Thankfully, there are measuring tools that can help you determine the right gauge of wiring for any kind of project.

How to Determine Your Gauge

First, remove the insulation from your speaker wires and electrical wiring before you measure the diameters.

Make sure to clip the end of the wire using the wire cutters and use them to bite into the insulation. You’ll want to be about a half-inch from the end of the wiring with your cutter blades. Make sure to slice around the entire circumference of the insulation and then slip the insulation off of the end that you cut.

You can measure nonferrous wiring using a gauge measure that has specific measurements for those kinds of metal.

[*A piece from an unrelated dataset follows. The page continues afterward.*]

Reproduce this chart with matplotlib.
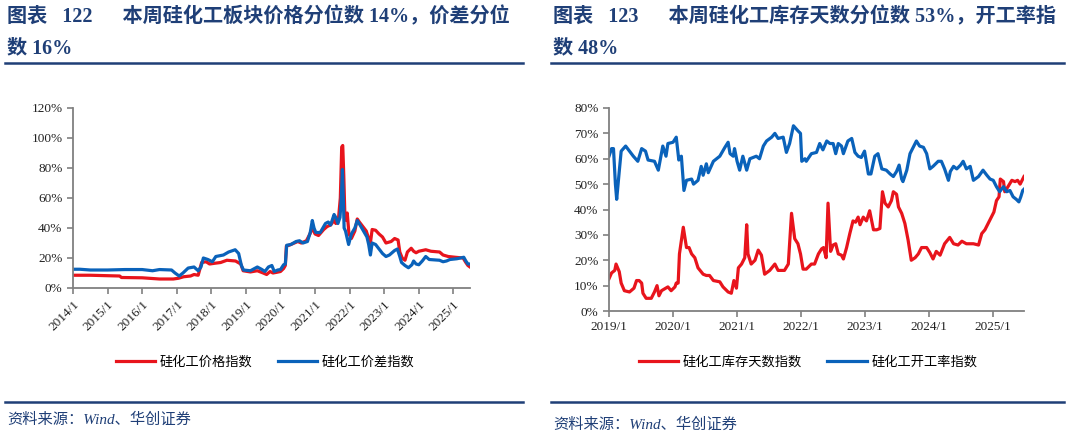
import matplotlib
matplotlib.use("Agg")
import matplotlib.pyplot as plt
from matplotlib.lines import Line2D

plt.rcParams["font.family"] = ["Liberation Serif", "Noto Sans CJK SC"]

RED = "#E8141C"
BLUE = "#0A62BA"
NAVY = "#1F3F77"
AXIS = "#808080"

# ---------- Data: left chart (decimal year, %) ----------
price_x = [2014.00, 2014.50, 2015.00, 2015.35, 2015.40, 2016.00, 2016.50, 2016.90, 2017.05, 2017.20,
           2017.40, 2017.50, 2017.62, 2017.72, 2017.85, 2017.95, 2018.10, 2018.27, 2018.45, 2018.70,
           2018.85, 2018.92, 2019.13, 2019.33, 2019.50, 2019.60, 2019.70, 2019.78, 2019.90, 2020.00,
           2020.09, 2020.14, 2020.17, 2020.25, 2020.40, 2020.50, 2020.60, 2020.75, 2020.85, 2020.92,
           2021.00, 2021.10, 2021.25, 2021.35, 2021.45, 2021.55, 2021.60, 2021.68, 2021.73, 2021.77,
           2021.80, 2021.83, 2021.86, 2021.90, 2021.93, 2021.98, 2022.05, 2022.15, 2022.22, 2022.28,
           2022.38, 2022.48, 2022.55, 2022.60, 2022.65, 2022.75, 2022.85, 2022.95, 2023.05, 2023.20,
           2023.30, 2023.40, 2023.45, 2023.52, 2023.60, 2023.67, 2023.78, 2023.85, 2023.92, 2024.00,
           2024.20, 2024.35, 2024.60, 2024.70, 2024.85, 2025.05, 2025.28, 2025.36, 2025.42, 2025.48]
price_y = [8.5, 8.5, 8.2, 8.0, 7.0, 6.8, 6.0, 6.0, 6.5, 7.5,
           8.0, 9.0, 8.5, 17.0, 17.5, 16.0, 16.5, 17.0, 18.5, 18.0,
           16.0, 11.5, 10.7, 11.5, 10.0, 9.0, 11.0, 10.0, 10.5, 11.0,
           13.0, 15.0, 28.0, 28.5, 30.0, 31.0, 30.0, 31.5, 36.0, 40.0,
           36.0, 35.0, 39.0, 41.0, 42.0, 45.0, 43.0, 47.0, 60.0, 94.0,
           95.0, 75.0, 50.0, 45.0, 50.0, 36.0, 33.0, 38.0, 46.0, 44.0,
           41.0, 38.0, 33.0, 30.0, 39.0, 38.5, 36.0, 34.0, 30.0, 31.0,
           33.0, 32.0, 24.0, 20.0, 18.5, 24.0, 26.5, 24.5, 23.5, 24.5,
           25.5, 24.5, 24.0, 22.0, 21.0, 20.5, 20.0, 17.0, 15.0, 14.0]

spread_x = [2014.00, 2014.20, 2014.50, 2015.00, 2015.50, 2016.00, 2016.30, 2016.50, 2016.85, 2016.95,
            2017.07, 2017.18, 2017.33, 2017.50, 2017.62, 2017.70, 2017.77, 2017.90, 2018.03, 2018.13,
            2018.35, 2018.50, 2018.69, 2018.79, 2018.87, 2018.93, 2019.13, 2019.33, 2019.45, 2019.55,
            2019.65, 2019.75, 2019.82, 2019.92, 2020.00, 2020.09, 2020.14, 2020.18, 2020.30, 2020.45,
            2020.55, 2020.65, 2020.78, 2020.86, 2020.92, 2020.97, 2021.02, 2021.15, 2021.30, 2021.38,
            2021.45, 2021.55, 2021.60, 2021.66, 2021.72, 2021.76, 2021.79, 2021.81, 2021.84, 2021.88,
            2021.92, 2021.97, 2022.05, 2022.15, 2022.22, 2022.30, 2022.40, 2022.50, 2022.55, 2022.60,
            2022.65, 2022.75, 2022.85, 2022.95, 2023.05, 2023.15, 2023.30, 2023.38, 2023.45, 2023.50,
            2023.60, 2023.70, 2023.80, 2023.85, 2023.92, 2024.00, 2024.10, 2024.20, 2024.30, 2024.60,
            2024.70, 2024.80, 2024.90, 2025.10, 2025.30, 2025.36, 2025.42, 2025.48]
spread_y = [12.5, 12.5, 12.0, 12.0, 12.3, 12.3, 11.5, 12.3, 12.0, 10.0,
            8.0, 10.0, 13.3, 14.0, 11.5, 14.0, 20.0, 19.0, 17.5, 21.0,
            22.0, 24.0, 25.5, 23.0, 15.0, 12.0, 11.5, 14.0, 12.5, 11.0,
            14.0, 15.0, 11.0, 12.0, 12.3, 15.5, 16.0, 28.5, 29.0, 31.0,
            31.5, 30.0, 31.0, 37.0, 45.0, 40.0, 37.0, 37.0, 43.0, 44.0,
            42.0, 49.0, 47.0, 43.0, 47.0, 60.0, 79.0, 65.0, 40.0, 38.0,
            34.0, 29.0, 36.0, 40.0, 45.0, 42.0, 38.0, 34.0, 29.0, 22.0,
            30.0, 29.0, 26.0, 23.0, 21.0, 22.0, 25.0, 26.0, 21.0, 17.0,
            15.0, 13.5, 15.5, 18.0, 16.0, 15.5, 18.0, 21.0, 19.0, 18.5,
            17.5, 18.0, 19.0, 19.5, 20.5, 18.0, 16.0, 16.0]

# ---------- Data: right chart (decimal year, %) ----------
stock_x = [2019.00, 2019.04, 2019.09, 2019.11, 2019.16, 2019.19, 2019.24, 2019.32, 2019.39, 2019.43,
           2019.47, 2019.51, 2019.53, 2019.58, 2019.66, 2019.71, 2019.75, 2019.78, 2019.82, 2019.92,
           2019.97, 2020.03, 2020.05, 2020.08, 2020.10, 2020.16, 2020.21, 2020.25, 2020.29, 2020.34,
           2020.39, 2020.47, 2020.52, 2020.57, 2020.63, 2020.73, 2020.78, 2020.86, 2020.91, 2020.95,
           2020.99, 2021.02, 2021.07, 2021.12, 2021.15, 2021.17, 2021.22, 2021.28, 2021.33, 2021.38,
           2021.43, 2021.51, 2021.59, 2021.64, 2021.74, 2021.80, 2021.85, 2021.90, 2021.95, 2021.99,
           2022.03, 2022.08, 2022.16, 2022.21, 2022.27, 2022.32, 2022.35, 2022.39, 2022.42, 2022.46,
           2022.50, 2022.54, 2022.58, 2022.63, 2022.66, 2022.71, 2022.76, 2022.81, 2022.85, 2022.89,
           2022.92, 2022.97, 2023.02, 2023.07, 2023.13, 2023.18, 2023.23, 2023.27, 2023.31, 2023.36,
           2023.41, 2023.44, 2023.49, 2023.52, 2023.57, 2023.62, 2023.67, 2023.72, 2023.78, 2023.83,
           2023.88, 2023.96, 2024.01, 2024.06, 2024.11, 2024.17, 2024.24, 2024.32, 2024.38, 2024.45,
           2024.51, 2024.58, 2024.69, 2024.77, 2024.82, 2024.87, 2024.92, 2024.97, 2025.01, 2025.05,
           2025.09, 2025.11, 2025.16, 2025.18, 2025.23, 2025.29, 2025.34, 2025.38, 2025.42, 2025.46,
           2025.48]
stock_y = [12.7, 15.0, 16.0, 18.5, 15.5, 11.0, 8.0, 7.5, 9.0, 12.0,
           12.0, 11.0, 7.0, 5.0, 5.0, 7.5, 10.0, 6.0, 8.0, 9.5,
           8.0, 9.5, 11.0, 11.0, 22.5, 33.0, 25.0, 25.0, 22.5, 21.0,
           17.0, 14.5, 14.0, 14.0, 12.0, 11.5, 9.5, 7.5, 7.0, 12.0,
           9.0, 17.0, 18.5, 21.0, 34.0, 22.5, 18.5, 20.0, 24.0, 22.0,
           14.5, 16.0, 18.5, 16.0, 16.0, 18.5, 38.5, 28.5, 26.5, 22.5,
           16.5, 16.5, 18.5, 18.5, 22.5, 24.5, 25.0, 21.0, 42.5, 23.5,
           26.0, 26.5, 22.5, 22.0, 20.5, 25.0, 30.5, 35.5, 35.0, 37.0,
           34.0, 37.0, 35.5, 39.5, 32.0, 32.0, 32.5, 47.0, 42.5, 41.0,
           43.5, 47.0, 46.0, 41.0, 38.5, 34.5, 28.0, 20.0, 21.0, 22.5,
           25.0, 25.0, 23.0, 20.5, 23.5, 22.0, 26.5, 29.0, 26.5, 26.0,
           27.5, 26.5, 26.5, 26.0, 30.5, 32.0, 34.5, 37.0, 39.0, 43.5,
           45.0, 52.0, 51.0, 47.0, 49.0, 51.5, 51.0, 51.5, 50.0, 52.0,
           53.0]

run_x = [2019.00, 2019.04, 2019.07, 2019.10, 2019.12, 2019.16, 2019.19, 2019.26, 2019.38, 2019.45,
         2019.48, 2019.51, 2019.57, 2019.61, 2019.71, 2019.77, 2019.84, 2019.89, 2019.92, 2020.00,
         2020.05, 2020.09, 2020.13, 2020.17, 2020.21, 2020.29, 2020.32, 2020.39, 2020.44, 2020.47,
         2020.52, 2020.55, 2020.63, 2020.73, 2020.81, 2020.86, 2020.89, 2020.94, 2020.96, 2021.00,
         2021.04, 2021.09, 2021.15, 2021.20, 2021.30, 2021.35, 2021.41, 2021.46, 2021.54, 2021.59,
         2021.64, 2021.72, 2021.77, 2021.82, 2021.88, 2021.95, 2021.99, 2022.01, 2022.06, 2022.08,
         2022.16, 2022.24, 2022.29, 2022.34, 2022.40, 2022.45, 2022.50, 2022.54, 2022.58, 2022.63,
         2022.66, 2022.73, 2022.79, 2022.84, 2022.89, 2022.94, 2022.99, 2023.05, 2023.09, 2023.15,
         2023.20, 2023.26, 2023.33, 2023.39, 2023.44, 2023.49, 2023.53, 2023.57, 2023.59, 2023.65,
         2023.70, 2023.75, 2023.80, 2023.85, 2023.91, 2023.96, 2024.01, 2024.06, 2024.14, 2024.19,
         2024.24, 2024.30, 2024.33, 2024.38, 2024.43, 2024.49, 2024.53, 2024.58, 2024.64, 2024.69,
         2024.77, 2024.84, 2024.90, 2024.95, 2025.00, 2025.05, 2025.10, 2025.16, 2025.21, 2025.26,
         2025.31, 2025.36, 2025.40, 2025.43, 2025.46, 2025.48]
run_y = [61.0, 64.0, 64.0, 50.0, 44.0, 55.0, 63.0, 65.0, 61.0, 59.0,
         61.5, 64.0, 63.0, 59.5, 59.0, 55.5, 65.0, 61.0, 66.0, 66.5,
         68.5, 59.5, 61.0, 47.5, 51.5, 52.0, 50.0, 51.5, 57.0, 53.5,
         58.0, 54.5, 59.0, 61.0, 64.5, 66.5, 62.0, 61.0, 64.0, 59.0,
         55.5, 61.0, 55.5, 60.0, 61.0, 60.0, 65.0, 67.0, 68.5, 70.0,
         68.0, 68.5, 62.5, 66.0, 73.0, 71.0, 70.0, 59.0, 60.0, 59.0,
         62.0, 62.5, 66.0, 63.5, 67.0, 66.0, 66.0, 62.0, 66.0, 65.0,
         62.0, 67.0, 68.0, 62.5, 61.0, 60.5, 63.0, 54.0, 54.0, 61.0,
         62.0, 56.0, 55.5, 54.0, 53.0, 55.0, 57.5, 52.0, 51.0, 55.5,
         62.0, 64.5, 67.0, 65.0, 64.5, 62.0, 56.0, 57.0, 59.0, 59.0,
         56.0, 51.5, 55.0, 57.0, 56.0, 57.5, 59.0, 56.0, 57.0, 51.5,
         53.0, 55.5, 53.5, 52.0, 51.5, 49.0, 47.0, 49.0, 47.0, 47.5,
         45.0, 44.0, 43.0, 45.0, 47.5, 48.0]

left_title = ["图表   122      本周硅化工板块价格分位数 14%，价差分位", "数 16%"]
right_title = ["图表   123      本周硅化工库存天数分位数 53%，开工率指", "数 48%"]
left_names = ["硅化工价格指数", "硅化工价差指数"]
right_names = ["硅化工库存天数指数", "硅化工开工率指数"]
source = "资料来源：Wind、华创证券"

# ---------- Figure ----------
fig = plt.figure(figsize=(10.69, 4.38), dpi=100)
W, H = 1069, 438


def fx(px):
    return px / W


def fy(py):
    return 1 - py / H


def style_axes(ax):
    for s in ["top", "right"]:
        ax.spines[s].set_visible(False)
    for s in ["left", "bottom"]:
        ax.spines[s].set_color(AXIS)
        ax.spines[s].set_linewidth(1.3)
    ax.tick_params(axis="both", colors=AXIS, length=4, width=1.2, labelsize=9.5,
                   labelcolor="#222222", direction="out")


# left chart
axL = fig.add_axes([fx(73), fy(288), fx(470) - fx(73), fy(108) - fy(288)])
axL.plot(price_x, price_y, color=RED, lw=2.3, label=left_names[0])
axL.plot(spread_x, spread_y, color=BLUE, lw=2.3, label=left_names[1])
axL.set_xlim(2014, 2025.48)
axL.set_ylim(0, 120)
axL.set_yticks(range(0, 121, 20))
axL.set_yticklabels([f"{v}%" for v in range(0, 121, 20)])
axL.set_xticks(range(2014, 2026))
axL.set_xticklabels([f"{y}/1" for y in range(2014, 2026)], rotation=45, ha="right",
                    rotation_mode="anchor", fontsize=10)
style_axes(axL)
axL.legend(loc="center", bbox_to_anchor=(fx(265), fy(362)), bbox_transform=fig.transFigure,
           ncol=2, frameon=False, handlelength=3.0, handletextpad=0.35, columnspacing=1.9,
           prop={"family": ["Noto Sans CJK SC"], "size": 9.5})

# right chart
axR = fig.add_axes([fx(609), fy(311), fx(1024) - fx(609), fy(108) - fy(311)])
axR.plot(stock_x, stock_y, color=RED, lw=2.3, label=right_names[0])
axR.plot(run_x, run_y, color=BLUE, lw=2.3, label=right_names[1])
axR.set_xlim(2019, 2025.48)
axR.set_ylim(0, 80)
axR.set_yticks(range(0, 81, 10))
axR.set_yticklabels([f"{v}%" for v in range(0, 81, 10)])
axR.set_xticks(range(2019, 2026))
axR.set_xticklabels([f"{y}/1" for y in range(2019, 2026)], fontsize=10)
style_axes(axR)
axR.legend(loc="center", bbox_to_anchor=(fx(808), fy(362)), bbox_transform=fig.transFigure,
           ncol=2, frameon=False, handlelength=3.0, handletextpad=0.35, columnspacing=1.9,
           prop={"family": ["Noto Sans CJK SC"], "size": 9.5})

# titles, rules, sources
for x0, x1, lines in [(5, 523, left_title), (551, 1064, right_title)]:
    fig.text(fx(x0 + 2), fy(17), lines[0], fontsize=14.5, fontweight="bold", color=NAVY,
             va="center", ha="left")
    fig.text(fx(x0 + 2), fy(48), lines[1], fontsize=14.5, fontweight="bold", color=NAVY,
             va="center", ha="left")
    fig.add_artist(Line2D([fx(x0), fx(x1)], [fy(63), fy(63)], color=NAVY, lw=1.8))
    fig.add_artist(Line2D([fx(x0), fx(x1)], [fy(402), fy(402)], color=NAVY, lw=1.8))

fig.text(fx(7), fy(420), source, fontsize=11, style="italic", color=NAVY, va="center", ha="left")
fig.text(fx(553), fy(425), source, fontsize=11, style="italic", color=NAVY, va="center", ha="left")

fig.savefig("out.png", dpi=100)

Nonferrous means that those metals do not have iron in them. Make sure that you push the wire in at those circular slots that look to be close to the diameter.

Make sure that you use the denoted gauge so that there are no gaps and that the wire fits as snugly as it can.

Keep in mind that the gauges for nonferrous metals will have a different gauge scale than one of your ferrous metals.

Measure the wires that contain iron. You can do this using the Standard Wire Gauge (SWG).

Make sure that you slip the bare wires all the way into the rounded holes and use the gauge that shows up beside the hole to get the best possible fit. Remember, you don’t want to leave a gap in your wiring.

When you’ve determined your proper measurement, measure the diameter of your wires with calipers. Use the calipers by closing the jaws on both sides of the wire and checking your measurement for verification.

You may have to use a conversion chart; these can be found relatively easily from various sources on the internet.

Final Thoughts

There is quite a bit more that goes into wiring than simply running it through a space or cutting it with whatever you can find. Certain tools simply will not work in delivering a clean, accurate cut, and you could end up compromising the integrity of the wiring instead.

Find sharp, accurate tools if you don’t have access to wire cutters.

But at the end of the day, picking up wire cutters makes for an effective tool to have in your toolbox. You’ll be thankful that you have it whenever you need to perform a quick snip.